В октябре обсуждался вопрос о дате пуска стана. Собравшимися были высказаны сомнения: многого не сделано, есть целые участки не смонтированного оборудования, нет главных приводов из Харькова и т. д. В этом году не пустить, надо переносить. Поднимается Борис Николаевич и произносит примерно такую речь. «Электрические машины готовы, доставка их организуется под нашим контролем. Беру его на себя. Оставшееся оборудование с Уралмаша – не вопрос. Директор завода Ю. Кондратов обещал доставить сюда на трайлерах в собранном виде. Ставьте прямо на фундамент. Пускать в следующем году – плохо, не по-нашенски, не по-уральски. Столько затрачено труда, готовность высокая. Нет, давайте еще не поспим и сделаем, уверен – сделаем».

И после некоторой паузы: «Но, не крутануть ли нам его чуть раньше: Новый год, надо поднимать бокалы с шампанским, а мы тут будем возиться. Давайте пустим… ну хотя бы числа 19». Выходим ошарашенные магическим числом.

– Почему 19-го ? С чем он его связал ? С субботой, с воскресеньем ? Так можно и 26. Подготовиться открыть бутылку – времени хватит.

Тут кто-то вспоминает: 19-го день рождения Брежнева.

Уверен, любой из тогдашних секретарей в подобной обстановке объявил бы:

– Пустим к дню рождения нашего дорогого Л. И. Брежнева.

Другой случай. Зимним вечером иду с работы. На углу черная «Волга». Подхожу к ней. Из соседнего магазина навстречу Борис Николаевич. Спрашиваю: – Как он находит наш магазин? – Ничего, – отвечает, – но нет молока. – Ну, не так страшно, все-таки вечер, и вообще с молоком последнее время стало лучше. – А вот что мы устроили с продажей вина? Слышу на-днях в трамвае разговор: «Работа есть и надо бы остаться, а вынужден убежать купить бутылку встретить приятеля». – Не унизительно ли для человека, когда кто-то начинает распоряжаться его свободным временем? – Странно. Все вроде за, а вы… – Надо подумать.

Тоталитарная система выработала своеобразную линию поведения больших руководителей. Неглупые по природе, дабы не нарваться на обычную человеческую реакцию, на то или иное возмущение, они вынуждено держали в себе информацию как бы записанную на пленку, которую можно прокрутить и в любом месте остановить. Потому каждое их прилюдное выступление всегда в рамках сегодня принятого и дозволенного. Никакого собственного даже самого маленького Я. Только воспроизведение записанного. В каком угодно порядке, но с пленки. Действовал внутренний железный приказ. Ни слова своего – только из записи, зарегистрированной, проверенной, на сегодня затвержденной. Человек превращался в магнитофон, управляемый кнопками, которые следует правильно нажимать и отлично помнить какую нажимать и в какой последовательности.
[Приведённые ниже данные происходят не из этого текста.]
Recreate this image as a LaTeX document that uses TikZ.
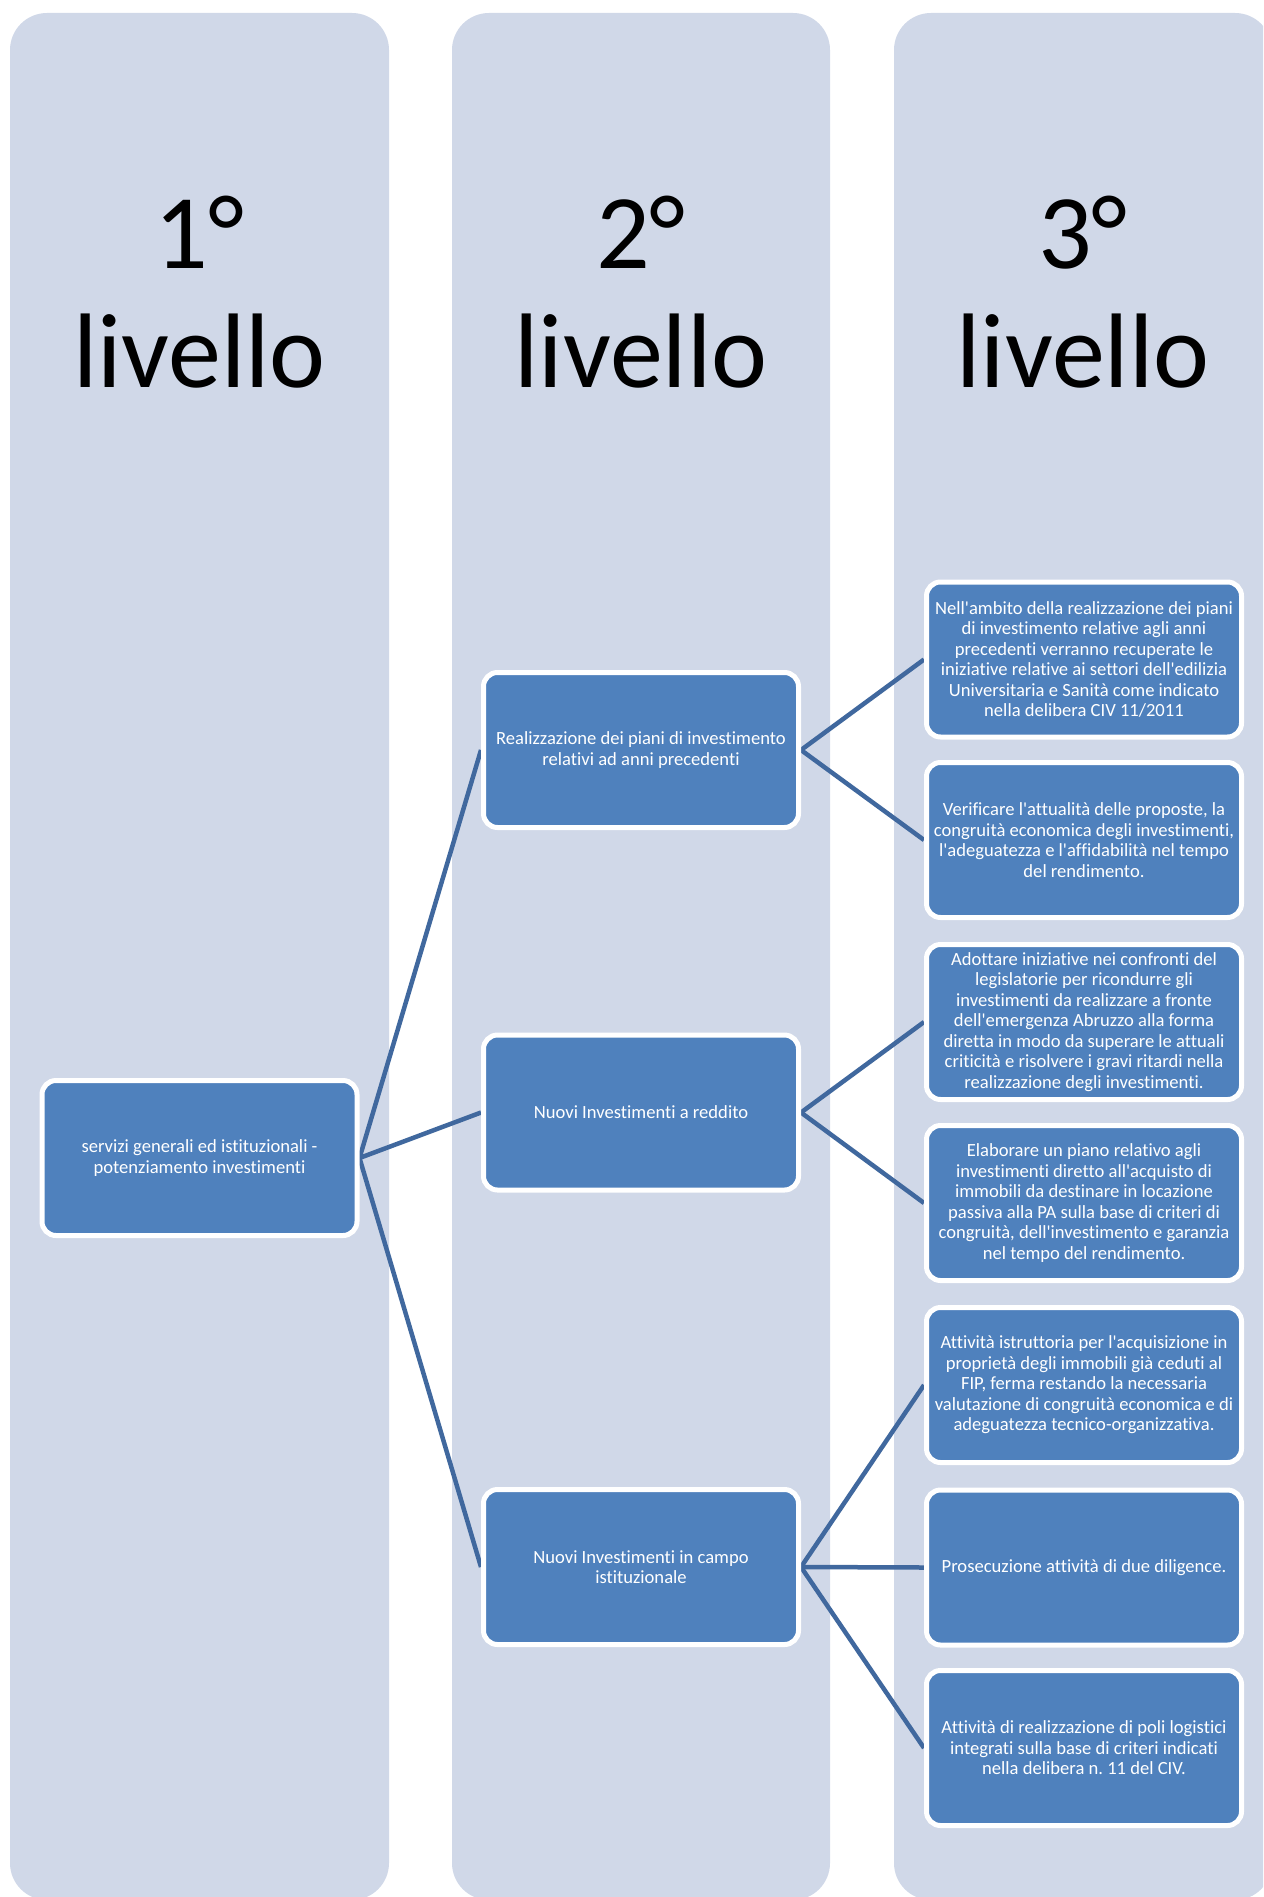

История вытащила заметно вперед из застойного болота высокого функционерства, пожалуй, одного Ельцина. И, как мне вспоминается, сделала это намного раньше, чем он стал известен всей стране.

Однако парадоксы жизни уникальны, особенно по отношению к тем, кто с гениальной маниакальностью стремится к ее насильственному изменению. Известное замечание Маркса к высказыванию Гегеля об исторических событиях, о том, что первый раз они свершаются, как трагедия, а второй, как фарс сильнее всего ударило по самому автору. В огне его идей сгорел не храм, а миллионы человеческих жизней и остался не пепел, а миллиард растленных утопической болтовней живых человеческих душ. Идеологи социального переустройства мира сверх самоуверенным прогнозированием будущего подготовили лишь величайшую базу для критики. Прогноз не доказательство – он может свершится, а может и нет и потому воспринимается правильно, когда высказан с некоей осторожностью, как возможная гипотеза. Ими же прогноз был преподнесен человечеству с не представляемой самоуверенностью, настойчивостью и озлобленностью.